Task description
Would you print the material exactly, starting at its first line and ending at the line holding "import seaborn as sns"?

Available data
►

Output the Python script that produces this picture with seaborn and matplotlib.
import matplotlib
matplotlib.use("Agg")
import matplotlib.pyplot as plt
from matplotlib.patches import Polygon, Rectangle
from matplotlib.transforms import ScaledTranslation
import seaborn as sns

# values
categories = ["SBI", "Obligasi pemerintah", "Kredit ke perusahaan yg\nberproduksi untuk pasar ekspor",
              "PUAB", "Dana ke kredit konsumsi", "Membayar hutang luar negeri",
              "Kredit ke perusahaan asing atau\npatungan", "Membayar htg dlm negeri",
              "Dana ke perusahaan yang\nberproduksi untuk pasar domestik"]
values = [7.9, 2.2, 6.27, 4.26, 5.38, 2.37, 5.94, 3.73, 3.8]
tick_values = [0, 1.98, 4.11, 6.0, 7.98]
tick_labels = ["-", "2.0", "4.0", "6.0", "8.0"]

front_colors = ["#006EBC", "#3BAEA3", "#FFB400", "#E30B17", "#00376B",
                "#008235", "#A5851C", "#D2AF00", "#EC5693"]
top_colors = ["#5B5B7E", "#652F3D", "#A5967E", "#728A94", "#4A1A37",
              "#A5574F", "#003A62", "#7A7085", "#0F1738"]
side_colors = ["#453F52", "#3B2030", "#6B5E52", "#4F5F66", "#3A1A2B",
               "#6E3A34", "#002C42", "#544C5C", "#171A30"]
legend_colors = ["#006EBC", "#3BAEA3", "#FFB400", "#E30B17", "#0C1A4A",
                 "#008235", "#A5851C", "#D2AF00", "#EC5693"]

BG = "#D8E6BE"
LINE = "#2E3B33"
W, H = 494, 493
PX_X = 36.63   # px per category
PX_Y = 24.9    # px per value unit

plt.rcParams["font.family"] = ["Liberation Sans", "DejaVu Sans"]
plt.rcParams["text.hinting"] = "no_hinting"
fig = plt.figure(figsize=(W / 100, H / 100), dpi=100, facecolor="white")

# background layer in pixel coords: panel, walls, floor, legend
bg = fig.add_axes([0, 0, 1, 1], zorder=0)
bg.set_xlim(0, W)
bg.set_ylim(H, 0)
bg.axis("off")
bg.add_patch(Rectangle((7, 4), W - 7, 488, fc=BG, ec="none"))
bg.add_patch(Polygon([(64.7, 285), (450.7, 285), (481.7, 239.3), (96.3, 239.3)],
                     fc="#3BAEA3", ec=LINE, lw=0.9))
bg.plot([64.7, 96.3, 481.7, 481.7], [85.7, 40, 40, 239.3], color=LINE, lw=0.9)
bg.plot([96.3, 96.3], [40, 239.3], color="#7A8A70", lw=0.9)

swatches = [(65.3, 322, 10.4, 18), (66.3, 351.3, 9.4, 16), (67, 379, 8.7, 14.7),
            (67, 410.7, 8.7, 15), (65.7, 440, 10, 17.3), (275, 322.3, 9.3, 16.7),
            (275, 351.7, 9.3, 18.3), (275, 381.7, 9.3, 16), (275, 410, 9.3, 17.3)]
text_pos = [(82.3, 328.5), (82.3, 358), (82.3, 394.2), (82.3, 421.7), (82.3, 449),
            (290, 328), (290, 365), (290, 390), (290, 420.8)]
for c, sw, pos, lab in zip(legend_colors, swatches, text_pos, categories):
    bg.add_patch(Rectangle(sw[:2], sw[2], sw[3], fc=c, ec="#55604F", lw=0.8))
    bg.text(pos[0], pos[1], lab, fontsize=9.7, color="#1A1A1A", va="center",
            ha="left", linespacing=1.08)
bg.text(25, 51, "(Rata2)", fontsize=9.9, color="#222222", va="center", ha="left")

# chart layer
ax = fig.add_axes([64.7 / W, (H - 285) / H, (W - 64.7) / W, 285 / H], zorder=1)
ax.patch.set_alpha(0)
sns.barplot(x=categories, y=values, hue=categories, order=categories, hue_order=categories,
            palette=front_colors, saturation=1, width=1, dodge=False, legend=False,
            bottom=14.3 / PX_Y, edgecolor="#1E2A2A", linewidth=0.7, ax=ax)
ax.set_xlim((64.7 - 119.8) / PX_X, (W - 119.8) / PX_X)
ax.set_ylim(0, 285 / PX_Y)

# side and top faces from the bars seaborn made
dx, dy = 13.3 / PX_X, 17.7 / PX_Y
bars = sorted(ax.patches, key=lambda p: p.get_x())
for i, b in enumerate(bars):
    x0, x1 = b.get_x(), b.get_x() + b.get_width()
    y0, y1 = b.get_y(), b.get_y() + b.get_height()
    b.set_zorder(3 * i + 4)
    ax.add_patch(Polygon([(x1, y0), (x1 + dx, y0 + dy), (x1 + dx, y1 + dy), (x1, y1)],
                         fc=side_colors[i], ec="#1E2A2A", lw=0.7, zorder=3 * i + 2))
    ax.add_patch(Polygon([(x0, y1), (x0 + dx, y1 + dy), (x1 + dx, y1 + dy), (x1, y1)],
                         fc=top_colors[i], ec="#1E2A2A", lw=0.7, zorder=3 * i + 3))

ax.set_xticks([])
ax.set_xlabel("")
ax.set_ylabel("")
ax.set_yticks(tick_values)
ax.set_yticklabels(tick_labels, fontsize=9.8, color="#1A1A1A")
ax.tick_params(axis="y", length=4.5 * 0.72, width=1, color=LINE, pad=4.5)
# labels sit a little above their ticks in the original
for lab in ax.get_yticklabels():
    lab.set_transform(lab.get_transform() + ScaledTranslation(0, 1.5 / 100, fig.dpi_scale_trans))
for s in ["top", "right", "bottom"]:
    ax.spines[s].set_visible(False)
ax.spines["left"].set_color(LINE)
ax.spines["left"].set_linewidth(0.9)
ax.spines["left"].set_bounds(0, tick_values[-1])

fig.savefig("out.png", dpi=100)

◄

Solution
Output the Python script that produces this picture with seaborn and matplotlib.
import matplotlib
matplotlib.use("Agg")
import matplotlib.pyplot as plt
from matplotlib.patches import Polygon, Rectangle
from matplotlib.transforms import ScaledTranslation
import seaborn as sns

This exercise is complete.